My next peeve deals with waiters/waitresses. My mother owned a cafe when I was younger and having spent some time in the business, I feel qualified to write. This incident really shocked me. Nonie, my long suffering wife, and I decided to dine at Steak and Ale, a very nice upscale restaurant here in Fort Worth. Our decision was based on a "twofer coupon." Purchase one entree, get one free. There is a one hour window. You have to use the coupon between five and six PM. We were seated after being asked if we had reservations. I really didn't think they were necessary since we were the only customers in the place. We must have looked like the coupon type because we were seated at the worst table in the dining room. Too small. Barely large enough for coffee let alone the full course meal we anticipated. The waiter arrived, introduced himself and then stood tapping his pencil on his tray while we scanned the menu. We had dined there many times, knew the menu by heart and knew what we wanted. Nonie placed her order and then he turned to me and asked, "And how about you, Bub." Nonie knew what was about to happen and kicked me under the table which meant, "don't create a scene." I didn't. I waited for the manager to come by and called him over by saying, "Excuse me BUB?" He came right over, pointed to his name tag and informed his name was not BUB. I told him I thought that was a common name since that was what the waiter had called me. Our waiter was replaced by a bubbly young lady who knew Sir and Ma'am. I didn't set out to cost the waiter his job. I don't think he was cut out to work in public anyway. Besides, he is young enough to train for another profession.

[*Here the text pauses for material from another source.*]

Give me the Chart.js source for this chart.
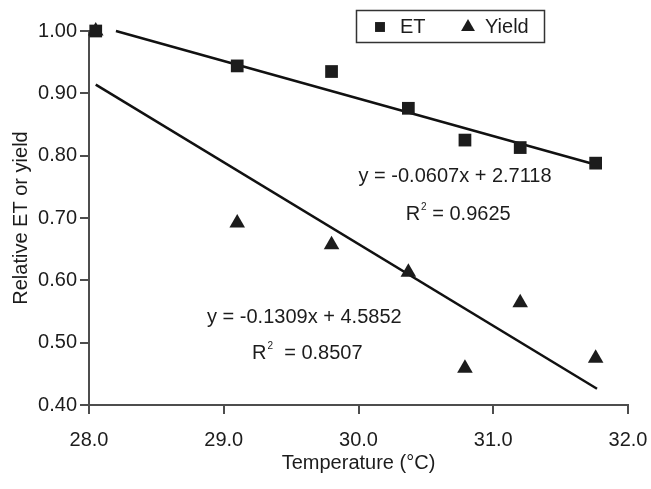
<!DOCTYPE html>
<html>
<head>
<meta charset="utf-8">
<script src="https://cdn.jsdelivr.net/npm/chart.js@4.4.1/dist/chart.umd.min.js"></script>
<style>
  html, body { margin: 0; padding: 0; background: #fff; }
  canvas { display: block; }
</style>
</head>
<body>
<canvas id="myChart" width="651" height="489"></canvas>
<script>
// values
const temps = [28.05, 29.1, 29.8, 30.37, 30.79, 31.2, 31.76];
const etValues = [1.000, 0.944, 0.935, 0.876, 0.825, 0.813, 0.788];
const yieldValues = [1.000, 0.692, 0.657, 0.613, 0.459, 0.564, 0.475];

// fitted lines, end points as drawn
const etFitX = [28.2, 31.77];
const etFitY = [1.000, 0.785];
const yieldFitX = [28.05, 31.77];
const yieldFitY = [0.914, 0.426];

const xTicks = [28, 29, 30, 31, 32];
const yTicks = [0.4, 0.5, 0.6, 0.7, 0.8, 0.9, 1.0];

// equation labels: [text, x, y] in data units
const etEquation = ['y = -0.0607x + 2.7118', 30.0, 0.766];
const etR2 = ['0.9625', 30.35, 0.706, ' = '];
const yieldEquation = ['y = -0.1309x + 4.5852', 28.876, 0.541];
const yieldR2 = ['0.8507', 29.21, 0.483, '  = '];

const FONT = '"Liberation Sans", Arial, Helvetica, sans-serif';
const AXIS_COLOR = '#4d4d4d';
const INK = '#1c1c1c';

function toPoints(xs, ys) {
    return xs.map(function(x, i) { return { x: x, y: ys[i] }; });
}

// draws the equations and the boxed legend
const chartText = {
    id: 'chartText',
    afterDraw: function(chart) {
        const ctx = chart.ctx;
        const xs = chart.scales.x;
        const ys = chart.scales.y;
        ctx.save();
        ctx.fillStyle = INK;
        ctx.textBaseline = 'middle';
        ctx.textAlign = 'left';
        ctx.font = '20px ' + FONT;

        [etEquation, yieldEquation].forEach(function(eq) {
            ctx.fillText(eq[0], xs.getPixelForValue(eq[1]), ys.getPixelForValue(eq[2]));
        });

        [etR2, yieldR2].forEach(function(r) {
            let px = xs.getPixelForValue(r[1]);
            const py = ys.getPixelForValue(r[2]);
            ctx.font = '20px ' + FONT;
            ctx.fillText('R', px, py);
            px += ctx.measureText('R').width + 1;
            ctx.font = '10px ' + FONT;
            ctx.fillText('2', px, py - 7);
            px += ctx.measureText('2').width;
            ctx.font = '20px ' + FONT;
            ctx.fillText(r[3] + r[0], px, py);
        });

        // legend
        ctx.strokeStyle = '#333';
        ctx.lineWidth = 1.5;
        ctx.strokeRect(356.5, 10.5, 188, 32);
        const items = [
            { ds: chart.data.datasets[0], mx: 380, tx: 400, r: 7 },
            { ds: chart.data.datasets[1], mx: 468, tx: 485, r: 8 }
        ];
        items.forEach(function(it) {
            ctx.fillStyle = INK;
            ctx.strokeStyle = INK;
            Chart.helpers.drawPoint(ctx, {
                pointStyle: it.ds.pointStyle,
                radius: it.r,
                rotation: 0,
                borderWidth: 0
            }, it.mx, 27);
            ctx.font = '20px ' + FONT;
            ctx.fillText(it.ds.label, it.tx, 27);
        });
        ctx.restore();
    }
};

const ctx = document.getElementById('myChart').getContext('2d');
const myChart = new Chart(ctx, {
    type: 'scatter',
    data: {
        datasets: [{
            label: 'ET',
            data: toPoints(temps, etValues),
            pointStyle: 'rect',
            pointRadius: 9,
            backgroundColor: INK,
            borderWidth: 0,
            clip: false
        }, {
            label: 'Yield',
            data: toPoints(temps, yieldValues),
            pointStyle: 'triangle',
            pointRadius: 9,
            backgroundColor: INK,
            borderWidth: 0,
            clip: false
        }, {
            label: 'ET fit',
            data: toPoints(etFitX, etFitY),
            showLine: true,
            pointRadius: 0,
            borderColor: '#111',
            borderWidth: 2.5,
            clip: false
        }, {
            label: 'Yield fit',
            data: toPoints(yieldFitX, yieldFitY),
            showLine: true,
            pointRadius: 0,
            borderColor: '#111',
            borderWidth: 2.5,
            clip: false
        }]
    },
    options: {
        responsive: false,
        animation: false,
        layout: { padding: { top: 31, right: 23, left: 0, bottom: 0 } },
        plugins: {
            legend: { display: false },
            tooltip: { enabled: false }
        },
        scales: {
            x: {
                type: 'linear',
                min: 28,
                max: 32,
                afterBuildTicks: function(scale) {
                    scale.ticks = xTicks.map(function(v) { return { value: v }; });
                },
                afterFit: function(scale) {
                    scale.height = 84;
                    scale.paddingLeft = 0;
                    scale.paddingRight = 0;
                },
                ticks: {
                    font: { family: FONT, size: 20 },
                    color: INK,
                    padding: 14,
                    callback: function(v) { return Number(v).toFixed(1); }
                },
                grid: {
                    drawOnChartArea: false,
                    drawTicks: true,
                    tickLength: 9,
                    color: AXIS_COLOR,
                    lineWidth: 2
                },
                border: { color: AXIS_COLOR, width: 2 },
                title: {
                    display: true,
                    text: 'Temperature (°C)',
                    font: { family: FONT, size: 20 },
                    color: INK,
                    padding: { top: 0, bottom: 14 }
                }
            },
            y: {
                min: 0.4,
                max: 1.0,
                afterBuildTicks: function(scale) {
                    scale.ticks = yTicks.map(function(v) { return { value: v }; });
                },
                afterFit: function(scale) {
                    scale.width = 89;
                    scale.paddingTop = 0;
                    scale.paddingBottom = 0;
                },
                ticks: {
                    font: { family: FONT, size: 20 },
                    color: INK,
                    padding: 3,
                    callback: function(v) { return Number(v).toFixed(2); }
                },
                grid: {
                    drawOnChartArea: false,
                    drawTicks: true,
                    tickLength: 9,
                    color: AXIS_COLOR,
                    lineWidth: 2
                },
                border: { color: AXIS_COLOR, width: 2 },
                title: {
                    display: true,
                    text: 'Relative ET or yield',
                    font: { family: FONT, size: 20 },
                    color: INK,
                    padding: { top: 9, bottom: 0 }
                }
            }
        }
    },
    plugins: [chartText]
});
</script>
</body>
</html>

Fast food restaurants as in McDonalds. They hate to see me coming. When I order a hamburger and the cashier reaches for one that has been sitting under a heat lamp for who knows how long, I tell them I want a fresh one. That starts an argument usually settled by a manager. The hamburgers have their "special sauce" which is not to my liking. One manager told me the reason they made the sandwiches ahead was to save time. I told him I had plenty of time to wait for a fresh one prepared the way I wanted it. This really upsets their routine. Let me get this in while I am at it. A gum chewing cashier who rings up the sale and then gives you your change without counting it out. If you have bills and coins, they put the bills, the receipt and then the coins on top which usually slide off on the floor or the counter. That is why you see me standing there with both hands outstretched, palms up and saying "coins here, bills here." Depending on the expression on their face, I sometimes make a show of counting my change a couple of times while comparing it to the receipt and then asking if they are sure the amount is correct. If you say it real nice, count it a couple of times, smile, and then ask, "Are you sure?" they start to doubt it thinking they have given you too much.

I won't dwell on telemarketers. One called me one afternoon and I said, "I am really glad you called." He perked up right away thinking he was about to make the sale of a lifetime. I asked if he had my name on his screen along with other potential customers. When he told me he did, I told him I had been working on a computer program to erase a telemarketers data base and since his was the first call would he mind helping me test it. I told him all he had to do was stay on the line for about thirty seconds and when I pushed ENTER on my keyboard, it would erase every number on his screen. The phone went dead.

Any other pet peeves out there? I would be glad to hear about them.